Growth in U.S. service sector activity reaccelerated by more than anticipated in the month of October after a pullback in September, according to a report released by the Institute for Supply Management on Tuesday.
The ISM said its non-manufacturing index climbed to 54.7 in October from 52.6 in September, with a reading above 50 indicating growth in the service sector. Economists had expected the index to inch up to 53.2.
The bigger than expected increase by the headline index came as the business activity index rebounded to 57.0 in October from 55.2 in September and the new orders index jumped to 55.6 from 53.7.
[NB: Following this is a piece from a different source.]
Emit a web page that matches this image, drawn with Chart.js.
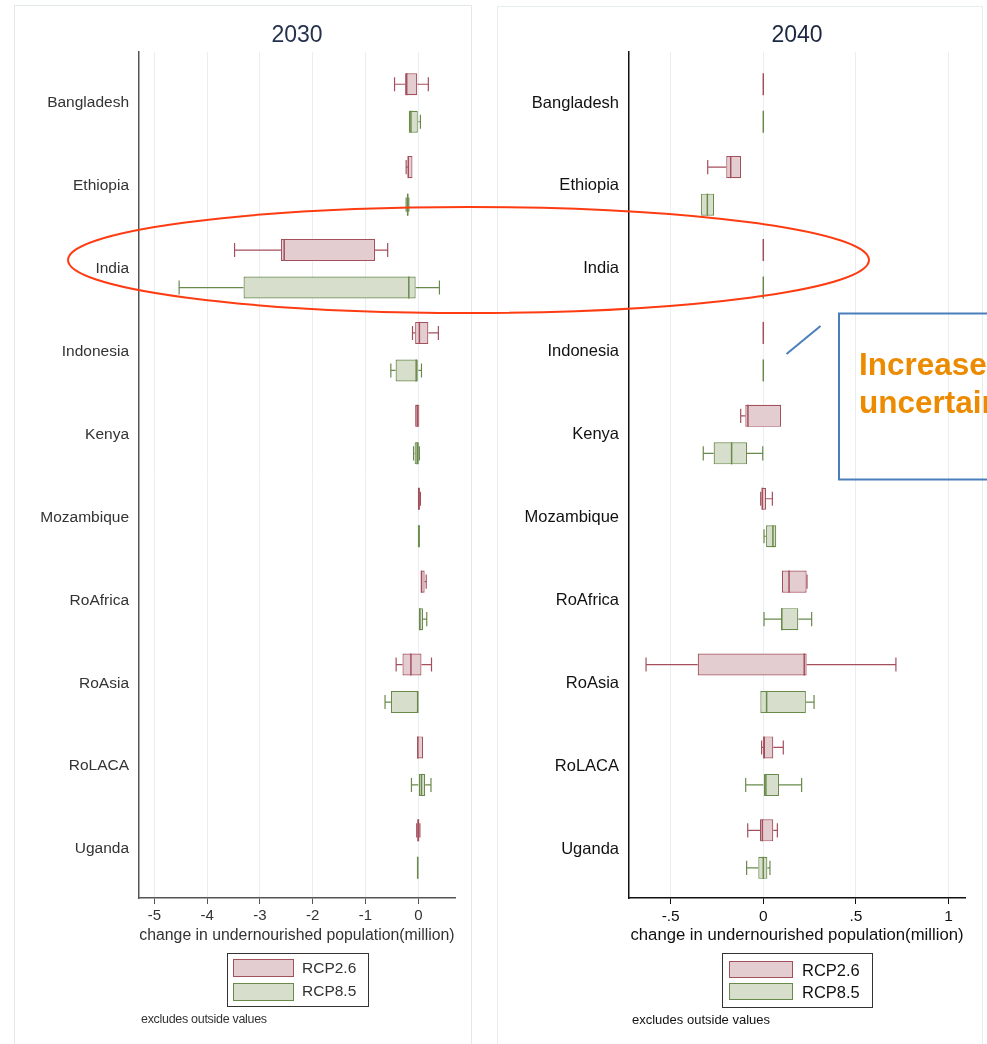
<!DOCTYPE html>
<html>
<head>
<meta charset="utf-8">
<title>Change in undernourished population, 2030 and 2040</title>
<script src="https://cdn.jsdelivr.net/npm/chart.js@4.4.1/dist/chart.umd.min.js"></script>
<style>
  html, body { margin: 0; padding: 0; background: #fff; }
  body { position: relative; width: 987px; height: 1044px; overflow: hidden;
         font-family: "Liberation Sans", Arial, sans-serif; }
  .frame { position: absolute; box-sizing: border-box; border: 1.5px solid #e3e8eb; }
  #frame1 { left: 14px; top: 5px; width: 458px; height: 1060px; }
  #frame2 { left: 497px; top: 6px; width: 486px; height: 1060px; border-color: #e7eef0; }
  canvas { position: absolute; top: 0; }
  #c2030 { left: 0; filter: blur(0.45px); }
  #c2040 { left: 490px; }
  .legend { position: absolute; box-sizing: border-box; border: 1.5px solid #333; background: #fff; }
  .sw { position: absolute; box-sizing: border-box; border: 1.5px solid; }
  .lt { position: absolute; white-space: nowrap; line-height: 18px; }
  .note { position: absolute; white-space: nowrap; }
  #notes { position: absolute; left: 0; top: 0; pointer-events: none; }
</style>
</head>
<body>
<div class="frame" id="frame1"></div>
<div class="frame" id="frame2"></div>
<canvas id="c2030" width="490" height="1044"></canvas>
<canvas id="c2040" width="497" height="1044"></canvas>

<!-- legend, 2030 panel -->
<div style="filter: blur(0.45px);">
  <div class="legend" style="left:227px; top:953px; width:142px; height:54px;"></div>
  <div class="sw" id="sw26a" style="left:233px; top:959px; width:61px; height:18px;"></div>
  <div class="sw" id="sw85a" style="left:233px; top:983px; width:61px; height:18px;"></div>
  <div class="lt" id="lt26a" style="left:302px; top:959px; font-size:15.5px; color:#333;"></div>
  <div class="lt" id="lt85a" style="left:302px; top:982px; font-size:15.5px; color:#333;"></div>
  <div class="note" style="left:141px; top:1012px; font-size:12.5px; color:#333; letter-spacing:-0.3px;">excludes outside values</div>
</div>

<!-- legend, 2040 panel -->
<div class="legend" style="left:722px; top:953px; width:151px; height:55px;"></div>
<div class="sw" id="sw26b" style="left:729px; top:961px; width:64px; height:17px;"></div>
<div class="sw" id="sw85b" style="left:729px; top:983px; width:64px; height:17px;"></div>
<div class="lt" id="lt26b" style="left:802px; top:961px; font-size:16.5px; color:#111;"></div>
<div class="lt" id="lt85b" style="left:802px; top:983px; font-size:16.5px; color:#111;"></div>
<div class="note" style="left:632px; top:1012px; font-size:13px; color:#111;">excludes outside values</div>

<svg id="notes" width="987" height="1044" xmlns="http://www.w3.org/2000/svg">
  <ellipse cx="468.5" cy="260" rx="400.5" ry="53" fill="none" stroke="#ff3b12" stroke-width="2"/>
  <rect x="839" y="313.5" width="220" height="166" fill="none" stroke="#4a7ebb" stroke-width="2"/>
  <line x1="786.5" y1="354" x2="820.5" y2="326" stroke="#4a7ebb" stroke-width="2"/>
  <text x="859" y="375" font-family="Liberation Sans, Arial, sans-serif" font-weight="bold" font-size="31.5" fill="#ec8a00">Increased</text>
  <text x="859" y="413" font-family="Liberation Sans, Arial, sans-serif" font-weight="bold" font-size="31.5" fill="#ec8a00">uncertainty</text>
</svg>

<script>
// Regions shown on the category axis, top to bottom
const regions = ['Bangladesh', 'Ethiopia', 'India', 'Indonesia', 'Kenya',
                 'Mozambique', 'RoAfrica', 'RoAsia', 'RoLACA', 'Uganda'];
const scenarios = ['RCP2.6', 'RCP8.5'];
const years = ['2030', '2040'];
const axisTitle = 'change in undernourished population(million)';

// Box summaries per region (million people):
// [lower adjacent value, 25th pct, median, 75th pct, upper adjacent value]
const rcp26_2030 = [
  [-0.45, -0.25, -0.22, -0.02,  0.19],
  [-0.23, -0.20, -0.19, -0.11, -0.11],
  [-3.48, -2.60, -2.54, -0.82, -0.58],
  [-0.11, -0.06,  0.02,  0.19,  0.38],
  [-0.06, -0.06, -0.02,  0.02,  0.02],
  [-0.01, -0.01,  0.01,  0.03,  0.04],
  [ 0.05,  0.05,  0.06,  0.12,  0.15],
  [-0.42, -0.30, -0.14,  0.06,  0.25],
  [-0.02, -0.02, -0.01,  0.09,  0.09],
  [-0.03, -0.02,  0.00,  0.02,  0.03]
];
const rcp85_2030 = [
  [-0.18, -0.18, -0.14,  0.00,  0.04],
  [-0.23, -0.22, -0.20, -0.19, -0.18],
  [-4.53, -3.31, -0.18, -0.05,  0.40],
  [-0.52, -0.43, -0.04,  0.00,  0.06],
  [-0.09, -0.07, -0.02,  0.01,  0.02],
  [-0.01, -0.01,  0.01,  0.03,  0.03],
  [ 0.00,  0.00,  0.03,  0.09,  0.16],
  [-0.63, -0.52, -0.01,  0.00,  0.00],
  [-0.13,  0.00,  0.06,  0.13,  0.24],
  [-0.03, -0.03, -0.01,  0.00,  0.00]
];
const rcp26_2040 = [
  [ 0.000,  0.000,  0.000,  0.000,  0.000],
  [-0.300, -0.200, -0.176, -0.120, -0.120],
  [ 0.000,  0.000,  0.000,  0.000,  0.000],
  [ 0.000,  0.000,  0.000,  0.000,  0.000],
  [-0.122, -0.097, -0.083,  0.096,  0.096],
  [-0.014, -0.009, -0.005,  0.015,  0.049],
  [ 0.101,  0.101,  0.139,  0.234,  0.236],
  [-0.633, -0.354,  0.221,  0.234,  0.716],
  [-0.009,  0.000,  0.003,  0.054,  0.108],
  [-0.084, -0.018, -0.005,  0.054,  0.076]
];
const rcp85_2040 = [
  [ 0.000,  0.000,  0.000,  0.000,  0.000],
  [-0.336, -0.336, -0.302, -0.266, -0.266],
  [ 0.000,  0.000,  0.000,  0.000,  0.000],
  [ 0.000,  0.000,  0.000,  0.000,  0.000],
  [-0.324, -0.268, -0.171, -0.088, -0.003],
  [ 0.004,  0.015,  0.052,  0.070,  0.070],
  [ 0.004,  0.096,  0.100,  0.189,  0.261],
  [-0.016, -0.016,  0.018,  0.230,  0.274],
  [-0.095,  0.000,  0.014,  0.085,  0.207],
  [-0.090, -0.027,  0.000,  0.022,  0.036]
];

// x-axis ticks and their printed labels
const ticks2030 = [-5, -4, -3, -2, -1, 0];
const tickLabels2030 = ['-5', '-4', '-3', '-2', '-1', '0'];
const ticks2040 = [-0.5, 0, 0.5, 1];
const tickLabels2040 = ['-.5', '0', '.5', '1'];

const FONT = "'Liberation Sans', Arial, sans-serif";
const fill26 = '#e3cdd1', line26 = '#a4505c';
const fill85 = '#d7dfcc', line85 = '#6a8a4c';

// Draws whiskers, caps and median lines on top of the floating IQR bars
const boxWhiskers = {
  id: 'boxWhiskers',
  afterDatasetsDraw(chart) {
    const ctx = chart.ctx;
    const xs = chart.scales.x;
    const px = v => xs.getPixelForValue(v);
    chart.data.datasets.forEach((ds, di) => {
      const meta = chart.getDatasetMeta(di);
      if (meta.hidden) return;
      meta.data.forEach((bar, i) => {
        const [lo, q1, med, q3, hi] = ds.stats[i];
        const { y, height } = bar.getProps(['y', 'height'], true);
        const half = height / 2;
        const cap = height * 0.32;
        ctx.save();
        ctx.strokeStyle = ds.borderColor;
        ctx.lineWidth = 1.2;
        ctx.beginPath();
        if (lo < q1) {
          ctx.moveTo(px(lo), y); ctx.lineTo(px(q1), y);
          ctx.moveTo(px(lo), y - cap); ctx.lineTo(px(lo), y + cap);
        }
        if (hi > q3) {
          ctx.moveTo(px(q3), y); ctx.lineTo(px(hi), y);
          ctx.moveTo(px(hi), y - cap); ctx.lineTo(px(hi), y + cap);
        }
        ctx.stroke();
        ctx.lineWidth = 1.5;
        ctx.beginPath();
        ctx.moveTo(px(med), y - half); ctx.lineTo(px(med), y + half);
        ctx.stroke();
        ctx.restore();
      });
    });
  }
};

function boxDataset(label, stats, fill, line) {
  return {
    label,
    stats,
    data: stats.map((s, i) => ({ x: [s[1], s[3]], y: i })),
    backgroundColor: fill,
    borderColor: line,
    borderWidth: 1.2,
    borderSkipped: false,
    categoryPercentage: 0.905,
    barPercentage: 0.587
  };
}

function makePanel(id, p) {
  return new Chart(document.getElementById(id), {
    type: 'bar',
    data: {
      datasets: [
        boxDataset(scenarios[0], p.s26, fill26, line26),
        boxDataset(scenarios[1], p.s85, fill85, line85)
      ]
    },
    options: {
      indexAxis: 'y',
      responsive: false,
      animation: false,
      events: [],
      layout: { padding: { left: 0, right: p.padRight, top: 0, bottom: 86 } },
      plugins: {
        legend: { display: false },
        tooltip: { enabled: false },
        title: {
          display: true, text: p.year, fullSize: false,
          color: p.titleColor,
          font: { family: FONT, size: 23, weight: 'normal', lineHeight: 1.2 },
          padding: { top: 22, bottom: 2.4 }
        }
      },
      scales: {
        x: {
          type: 'linear', position: 'bottom', offset: false,
          min: p.xMin, max: p.xMax, bounds: 'data',
          afterBuildTicks: s => { s.ticks = p.ticks.map(v => ({ value: v })); },
          afterFit: s => { s.height = 60; },
          ticks: {
            callback: (v) => p.tickLabels[p.ticks.indexOf(v)],
            autoSkip: false, maxRotation: 0, padding: 3,
            color: p.textColor, font: { family: FONT, size: p.tickSize }
          },
          grid: { color: '#e8eff2', lineWidth: 1, tickColor: p.axisColor, tickLength: 6, tickWidth: 1 },
          border: { color: p.axisColor, width: 1.5 },
          title: {
            display: true, text: axisTitle, color: p.textColor,
            font: { family: FONT, size: p.axisTitleSize, lineHeight: 1.2 },
            padding: { top: 0, bottom: 12.4 }
          }
        },
        y: {
          type: 'linear', reverse: true, offset: false,
          min: -0.615, max: 9.59, bounds: 'data',
          afterBuildTicks: s => { s.ticks = regions.map((_, i) => ({ value: i })); },
          afterFit: s => { s.width = 139; },
          ticks: {
            callback: (v) => regions[v],
            autoSkip: false, padding: 10,
            color: p.textColor, font: { family: FONT, size: p.labelSize }
          },
          grid: { display: false, drawTicks: false, offset: false },
          border: { color: p.axisColor, width: 1.5 }
        }
      }
    },
    plugins: [boxWhiskers]
  });
}

makePanel('c2030', {
  year: years[0], s26: rcp26_2030, s85: rcp85_2030,
  ticks: ticks2030, tickLabels: tickLabels2030,
  xMin: -5.29, xMax: 0.695, padRight: 35,
  titleColor: '#26324d', textColor: '#333', axisColor: '#555',
  tickSize: 15, labelSize: 15.5, axisTitleSize: 15.8
});

makePanel('c2040', {
  year: years[1], s26: rcp26_2040, s85: rcp85_2040,
  ticks: ticks2040, tickLabels: tickLabels2040,
  xMin: -0.725, xMax: 1.089, padRight: 22,
  titleColor: '#1c2740', textColor: '#111', axisColor: '#111',
  tickSize: 15.5, labelSize: 16.5, axisTitleSize: 16.7
});

// HTML legend swatches and labels
[['sw26a', fill26, line26], ['sw85a', fill85, line85],
 ['sw26b', fill26, line26], ['sw85b', fill85, line85]].forEach(([id, f, l]) => {
  const el = document.getElementById(id);
  el.style.background = f; el.style.borderColor = l;
});
document.getElementById('lt26a').textContent = scenarios[0];
document.getElementById('lt85a').textContent = scenarios[1];
document.getElementById('lt26b').textContent = scenarios[0];
document.getElementById('lt85b').textContent = scenarios[1];
</script>
</body>
</html>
The employment index also showed a notable increase, surging up to 53.7 in October from 50.4 percent in September and indicating a reacceleration in the pace of job growth in the service sector.
Meanwhile, the report said the prices index slumped to 56.6 in October from 60.0 in September, pointing to a slowdown in the pace of job growth.
Despite the rebound in the pace of service sector growth, Anthony Nieves, Chair of the ISM Non-Manufacturing Business Survey Committee, noted “respondents continue to be concerned about tariffs, labor resources and the geopolitical climate.”
Last Friday, the ISM released a separate report showing U.S. manufacturing activity continued to contract in the month of October but at a slightly slower pace.
The ISM said its purchasing managers index crept up 48.3 in October from 47.8 in September, although a reading below 50 still indicates a contraction in manufacturing activity. Economists had expected the index to rise to 48.9.
In the previous month, the index fell to its lowest level since hitting 46.3 in June of 2009, the last month of the Great Recession.